⟨
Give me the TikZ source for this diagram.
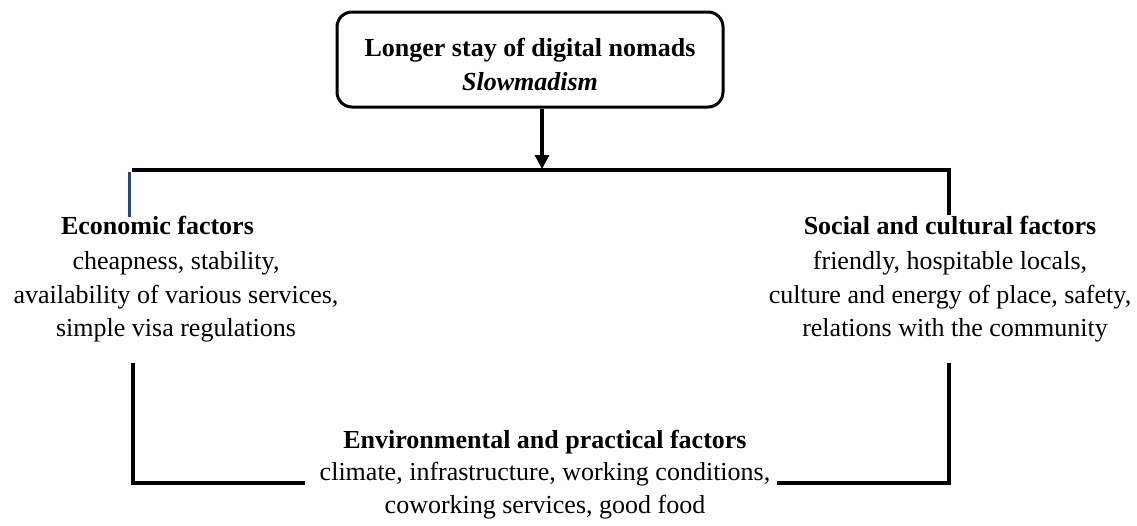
\documentclass[tikz,border=0pt]{standalone}
\usepackage{fontspec}
\setmainfont{Liberation Serif}
\usetikzlibrary{arrows.meta,calc}
\definecolor{barblue}{RGB}{31,78,121}
\tikzset{
  conn/.style={line width=3.2pt, black},
  bluebar/.style={line width=3pt, barblue},
  arr/.style={line width=3.2pt, -{Triangle[width=14pt,length=14pt]}, shorten >=1pt},
  topbox/.style={draw, line width=3pt, rounded corners=15pt, minimum width=386pt,
    minimum height=95pt, inner sep=0pt, align=center,
    font=\fontsize{26}{34}\selectfont},
  block/.style={inner sep=0pt, align=center, anchor=north,
    font=\fontsize{26}{33.5}\selectfont},
}
\begin{document}
\begin{tikzpicture}[x=1pt,y=-1pt]
\useasboundingbox (0,0) rectangle (1137,525);

\node[topbox] (top) at (530,59.5)
  {\rule{0pt}{28pt}\textbf{Longer stay of digital nomads}\\\textbf{\textit{Slowmadism}}};

\node[block] (econ) at (176,215.5)
  {\textbf{Economic factors}\hspace*{37pt}\\[2pt]
   cheapness, stability,\hspace*{37pt}\\
   availability of various services,\\
   simple visa regulations};

\node[block] (social) at (950,215.5)
  {\textbf{Social and cultural factors}\\[2pt]
   friendly, hospitable locals,\hspace*{16pt}\\
   culture and energy of place, safety,\\
   \hspace*{10pt}relations with the community};

\node[block, font=\fontsize{26}{32.5}\selectfont] (env) at (545,429.5)
  {\textbf{Environmental and practical factors}\\
   climate, infrastructure, working conditions,\\
   coworking services, good food};

\coordinate (barL) at (132,170);
\coordinate (barR) at (949,170);
\coordinate (sR) at (949,215);
\coordinate (ax) at (542,170);
\coordinate (eT) at (129,172);
\coordinate (eB) at (129,217);
\coordinate (bl1) at (133,363);
\coordinate (bl2) at (133,483);
\coordinate (br1) at (949,363);
\coordinate (br2) at (949,483);

\draw[arr] (top.south -| ax) -- (ax);
\draw[conn] (barL) -- (barR) -- (sR);
\draw[bluebar] (eT) -- (eB);
\draw[conn] (bl1) -- (bl2) -- ($(env.west |- bl2)+(-15pt,0)$);
\draw[conn] (br1) -- (br2) -- ($(env.east |- br2)+(7pt,0)$);
\end{tikzpicture}
\end{document}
⟩
● Aim: Starting at the top of the listing above, reproduce each line up to and including the one with "coworking services, good"; omit the pictures.

● Result:
Give me the TikZ source for this diagram.
\documentclass[tikz,border=0pt]{standalone}
\usepackage{fontspec}
\setmainfont{Liberation Serif}
\usetikzlibrary{arrows.meta,calc}
\definecolor{barblue}{RGB}{31,78,121}
\tikzset{
  conn/.style={line width=3.2pt, black},
  bluebar/.style={line width=3pt, barblue},
  arr/.style={line width=3.2pt, -{Triangle[width=14pt,length=14pt]}, shorten >=1pt},
  topbox/.style={draw, line width=3pt, rounded corners=15pt, minimum width=386pt,
    minimum height=95pt, inner sep=0pt, align=center,
    font=\fontsize{26}{34}\selectfont},
  block/.style={inner sep=0pt, align=center, anchor=north,
    font=\fontsize{26}{33.5}\selectfont},
}
\begin{document}
\begin{tikzpicture}[x=1pt,y=-1pt]
\useasboundingbox (0,0) rectangle (1137,525);

\node[topbox] (top) at (530,59.5)
  {\rule{0pt}{28pt}\textbf{Longer stay of digital nomads}\\\textbf{\textit{Slowmadism}}};

\node[block] (econ) at (176,215.5)
  {\textbf{Economic factors}\hspace*{37pt}\\[2pt]
   cheapness, stability,\hspace*{37pt}\\
   availability of various services,\\
   simple visa regulations};

\node[block] (social) at (950,215.5)
  {\textbf{Social and cultural factors}\\[2pt]
   friendly, hospitable locals,\hspace*{16pt}\\
   culture and energy of place, safety,\\
   \hspace*{10pt}relations with the community};

\node[block, font=\fontsize{26}{32.5}\selectfont] (env) at (545,429.5)
  {\textbf{Environmental and practical factors}\\
   climate, infrastructure, working conditions,\\
   coworking services, good food};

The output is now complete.